Classical and Quantum Mechanics of Anyons

TL;DR

This paper explores the classical and quantum mechanics of many anyons confined in an oscillator potential, revealing exact solutions, non-integrability, and semiclassical analysis, with implications for understanding their collective behaviors and spectral properties.

Contribution

It provides the first detailed analysis of many-body pseudo-integrable systems of anyons, including exact solutions, orbit classification, and semiclassical ground state analysis.

Findings

Existence of exact breathing mode solutions for arbitrary anyon number

Identification of non-linear eigenvalue dependence on statistical parameter

First example of a many-body pseudo-integrable system

Abstract

We review aspects of classical and quantum mechanics of many anyons confined in an oscillator potential. The quantum mechanics of many anyons is complicated due to the occurrence of multivalued wavefunctions. Nevertheless there exists, for arbitrary number of anyons, a subset of exact solutions which may be interpreted as the breathing modes or equivalently collective modes of the full system. Choosing the three-anyon system as an example, we also discuss the anatomy of the so called ``missing'' states which are in fact known numerically and are set apart from the known exact states by their nonlinear dependence on the statistical parameter in the spectrum. Though classically the equations of motion remains unchanged in the presence of the statistical interaction, the system is non-integrable because the configuration space is now multiply connected.
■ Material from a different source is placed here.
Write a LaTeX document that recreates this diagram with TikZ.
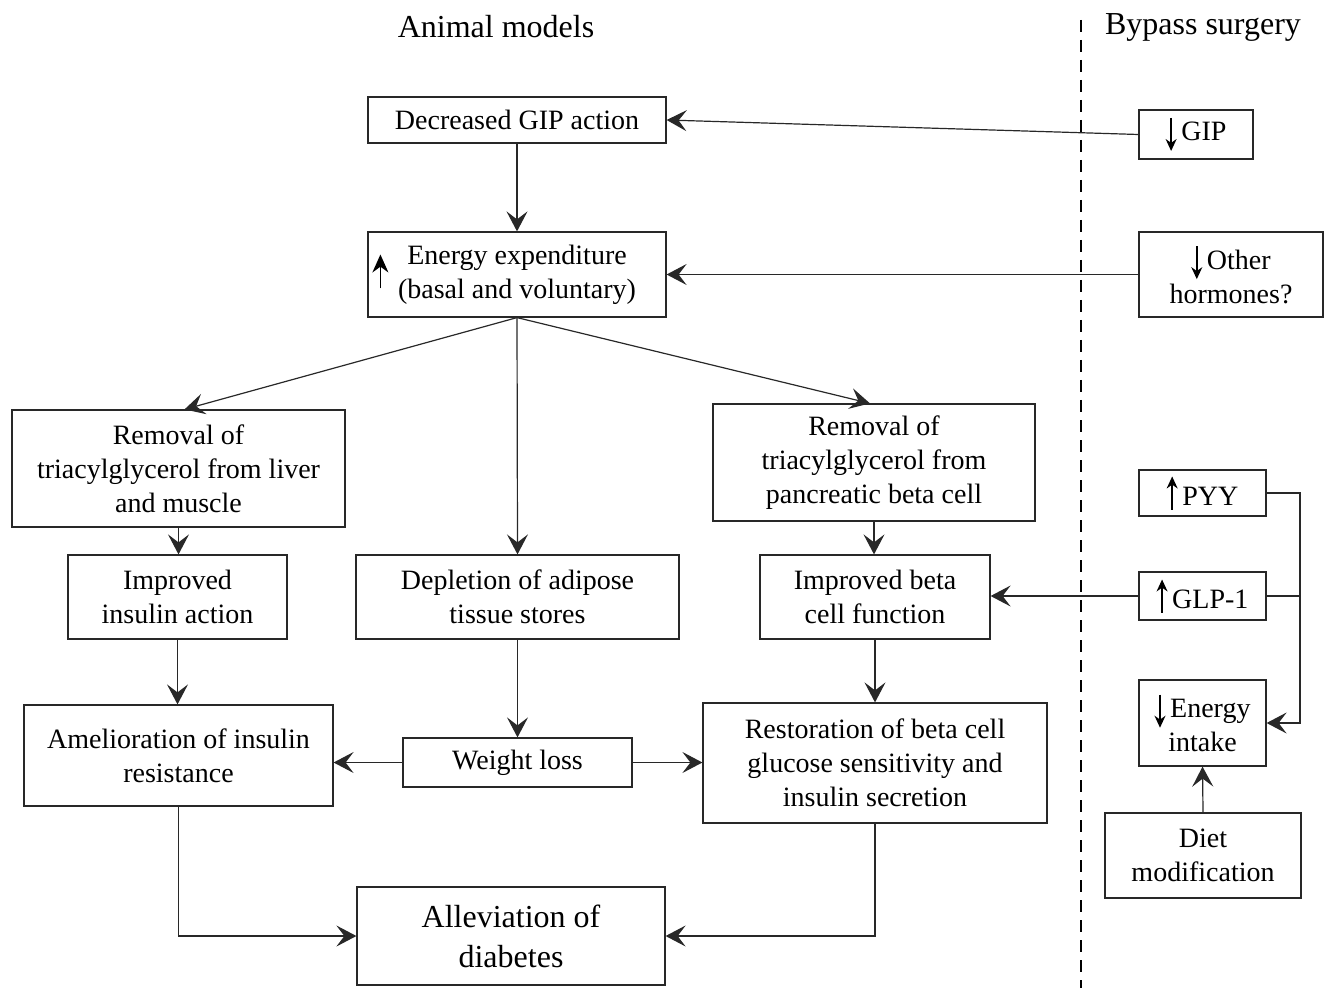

In fact we show that even though the number of constants of motion is the same as the number of degrees of freedom the system is in general not integrable via action-angle variables. This is probably the first known example of a many body pseudo-integrable system. We discuss the classification of the orbits and the symmetry reduction due to the interaction. We also sketch the application of periodic orbit theory (POT) to many anyon systems and show the presence of eigenvalues that are potentially non-linear as a function of the statistical parameter. Finally we perform the semiclassical analysis of the ground state by minimizing the Hamiltonian with fixed angular momentum and further minimization over the quantized values of the angular momentum.